Dictionary of National Biography, 1885-1900/Hackman, Alfred
HACKMAN, ALFRED (1811–1874), sub-librarian at the Bodleian Library, was born at Fulham, near London, 8 April 1811. His father, Thomas Hackman, was the parochial vestry clerk, and his office brought him into connection with the Bishop of London (William Howley). Through Howley's influence Hackman matriculated as a servitor of Christ Church, Oxford, 25 Oct. 1832. He had been educated in France, and had then spent some years as usher in a boarding-school kept by his father. He graduated B.A. in 1837, and M.A. in 1840. Through the influence of Dean Gaisford he obtained a temporary post in the Bodleian Library in 1837, and was connected with the library for more than thirty-five years afterwards. In 1837 he also became chaplain of Christ Church, and curate to the Rev. Henry Gary at St. Paul's, Oxford. He was appointed by his college vicar of Cowley, near Oxford, in 1839, and was from 1841 to 1873 precentor at Christ Church. From 1844 to 1871 he was vicar of St. Paul's, Oxford. Here he exercised a considerable influence as a preacher, not only on his own parishioners, but also on the undergraduates of the university, who were attracted by his earnestness and quaint vivacity. Curates carefully attended to his parish, while his own time was largely occupied by his duties in the Bodleian Library, where in 1862 he was appointed sub-librarian.
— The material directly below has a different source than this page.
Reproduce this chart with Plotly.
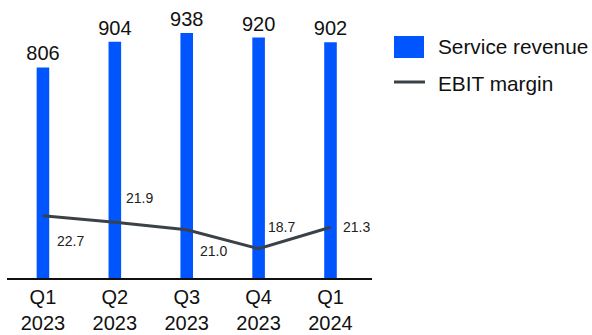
import plotly.graph_objects as go

categories = ["Q1<br>2023", "Q2<br>2023", "Q3<br>2023", "Q4<br>2023", "Q1<br>2024"]
service_revenue = [806, 904, 938, 920, 902]
ebit_margin = [22.7, 21.9, 21.0, 18.7, 21.3]
ebit_labels = ["22.7", "21.9", "21.0", "18.7", "21.3"]

# label offsets (pixels) for the margin labels
label_dx = [28, 25, 27, 23, 26]
label_dy = [-25, 24, -21, 22, 0]

W, H = 592, 335
ML, MR, MT, MB = 7, 220, 0, 57
PW = W - ML - MR
PH = H - MT - MB

BLUE = "#0055FF"
GRAY = "#3B4247"
FONT = "Liberation Sans, Arial, sans-serif"


def px_x(p):
    return (p - ML) / PW


def px_y(p):
    return (H - MB - p) / PH


fig = go.Figure()
fig.add_trace(go.Bar(
    x=categories, y=service_revenue, width=0.175,
    marker=dict(color=BLUE, line=dict(width=0)),
    text=[str(v) for v in service_revenue], textposition="outside",
    constraintext="none", cliponaxis=False,
    textfont=dict(size=20, color="#111111", family=FONT),
    name="Service revenue", hoverinfo="skip",
))
fig.add_trace(go.Scatter(
    x=categories, y=ebit_margin, yaxis="y2", mode="lines",
    line=dict(color=GRAY, width=3), name="EBIT margin", hoverinfo="skip",
))

annotations = []
for c, v, t, dx, dy in zip(categories, ebit_margin, ebit_labels, label_dx, label_dy):
    annotations.append(dict(
        x=c, y=v, xref="x", yref="y2", text=t, showarrow=False,
        xshift=dx, yshift=dy, font=dict(size=14, color="#222222", family=FONT),
    ))

# custom legend
shapes = [
    dict(type="rect", xref="paper", yref="paper",
         x0=px_x(394), x1=px_x(424), y0=px_y(58), y1=px_y(36),
         fillcolor=BLUE, line=dict(width=0)),
    dict(type="line", xref="paper", yref="paper",
         x0=px_x(394), x1=px_x(425), y0=px_y(82), y1=px_y(82),
         line=dict(color=GRAY, width=3)),
]
annotations += [
    dict(x=px_x(436), y=px_y(47), xref="paper", yref="paper", text="Service revenue",
         showarrow=False, xanchor="left", yanchor="middle",
         font=dict(size=20.8, color="#111111", family=FONT)),
    dict(x=px_x(436), y=px_y(83), xref="paper", yref="paper", text="EBIT margin",
         showarrow=False, xanchor="left", yanchor="middle",
         font=dict(size=20.8, color="#111111", family=FONT)),
]

fig.update_layout(
    width=W, height=H,
    margin=dict(l=ML, r=MR, t=MT, b=MB, autoexpand=False),
    paper_bgcolor="white", plot_bgcolor="white",
    showlegend=False,
    font=dict(family=FONT, color="#111111"),
    xaxis=dict(showgrid=False, showline=True, linecolor="#111111", linewidth=1.5,
               ticks="", automargin=False,
               tickfont=dict(size=20, color="#111111", family=FONT)),
    yaxis=dict(range=[0, 1064], visible=False, showgrid=False, zeroline=False),
    yaxis2=dict(range=[15.16, 48.8], overlaying="y", visible=False,
                showgrid=False, zeroline=False),
    annotations=annotations, shapes=shapes,
)

fig.write_html("out.html")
Failing health induced him to retire from the library and to resign his chaplaincy at Christ Church in 1873. He died, unmarried, in his brother's house at Long Ditton, Surrey, on 18 Sept, 1874. He published 'A Catalogue of the Collection of the Tanner MSS. in the Bodleian,' 4to, Oxford, 1860, which is very carefully executed.
[Oxford Univ. Herald, 26 Sept. 1874; Macray's Annals of Bodleian Libr. 2nd ed., p. 387; private knowledge and information.]